Financial covenants may include:
  • Net worth – excess of issuer’s assets over liabilities. This covenant prevents issuers from paying large dividends to shareholders that would reduce net worth below the set limit.
  • Debt-to-EBITDA/leverage ratio – ensure that the issuer has sufficient earnings to support debts.
  • Interest coverage – ensure that the issuer has sufficient earnings to pay interest on outstanding debts.
  • Fixed charges coverage ratio – ensure that the issuer has sufficient earnings to cover all non-operating cash needs.
  • Debt-to-EBITDA ratio – measure the issuer’s ability to pay off debt obligations.

Other Covenants

Other common covenants include:
  1. Events of default – these covenants are a list of default conditions under which the issuer violates its terms of agreement.

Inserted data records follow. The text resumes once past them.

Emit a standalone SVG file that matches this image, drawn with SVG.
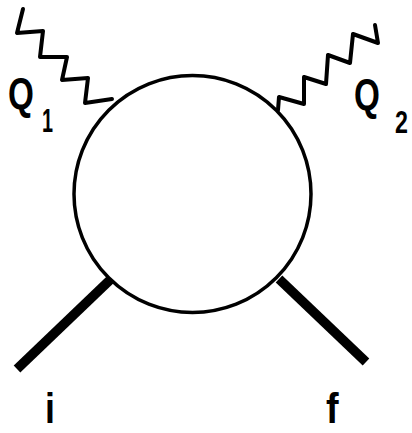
<svg xmlns="http://www.w3.org/2000/svg" width="412" height="433" viewBox="0 0 412 433">
<style>
.wave{fill:none;stroke:#000;stroke-width:4;stroke-linejoin:round;stroke-linecap:round}
.leg{stroke:#000;stroke-width:9.5;stroke-linecap:butt}
.blob{fill:#fff;stroke:#000;stroke-width:3.5}
.lbl{font-family:"Liberation Sans",Arial,sans-serif;font-weight:bold;fill:#000}
</style>
<rect width="412" height="433" fill="#fff"/>
<g id="connectors">
<polyline class="wave" points="23,9 17,33 43,31 40,57 67,57 62,80 88,78 85,103 112,99"/>
<polyline class="wave" points="375,25 378,43 353,34 350,63 328,55 326,84 304,77 304,104 279,97 278,110"/>
<line class="leg" x1="111" y1="279" x2="17" y2="369"/>
<line class="leg" x1="279" y1="279" x2="366" y2="362"/>
</g>
<g id="blob"><circle class="blob" cx="192.5" cy="194" r="118.5"/></g>
<g id="Q1"><text class="lbl" transform="translate(8,109) scale(0.74,1)" font-size="45">Q</text><text class="lbl" transform="translate(42,132) scale(0.6,1)" font-size="33">1</text></g>
<g id="Q2"><text class="lbl" transform="translate(354,110) scale(0.74,1)" font-size="45">Q</text><text class="lbl" transform="translate(395,133) scale(0.75,1)" font-size="31">2</text></g>
<g id="i"><text class="lbl" font-size="42" transform="translate(45,423) scale(0.85,1)">i</text></g>
<g id="f"><text class="lbl" font-size="42" transform="translate(326,423) scale(0.9,1)">f</text></g>
</svg>
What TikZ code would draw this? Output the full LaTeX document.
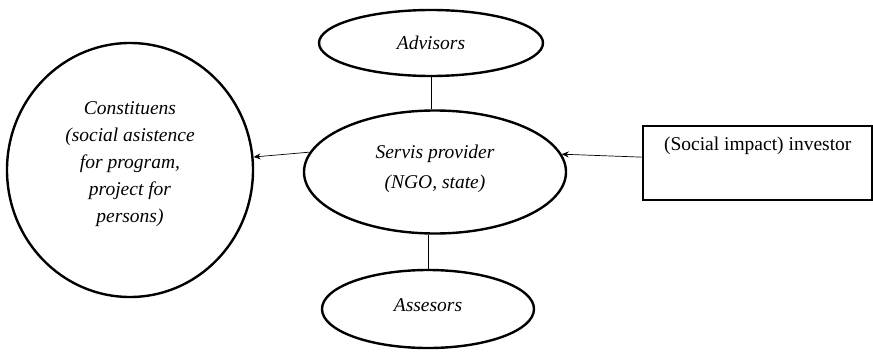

This can include bankruptcy, subsidiaries of the issuer not paying principal or interest as scheduled, not filing financial statements on time, or a legal judgment in excess of a certain amount. There is usually a grace period (30 to 90 days) to cure these covenants before the bonds become immediately due.
  2. Change of control (CoC) provision – a CoC covenant allows investors to sell their bonds back to the issuer at a premium (e.g. 101% of par value) when a specified event changes ownership/control of the company. This covenant has become increasingly complex due to the ease of adding additional conditions by the issuer (e.g. carve-outs for issuer). Additionally, certain CoC covenants are only triggered by specific events (e.g. rating downgrade, risky acquisitions).
  3. Coupon step-up – a coupon step-up covenant protects investors from credit risk by increasing coupon payments if the credit rating decreases. They are almost exclusively used on high-yield offerings where there is significant credit risk.
Generally, investment-grade issuers have few and simple covenants because of their size and relatively lower risk. High-yield issuers, on the other hand, typically agree to complex indentures with an extensive list of covenants due to their relatively higher risk.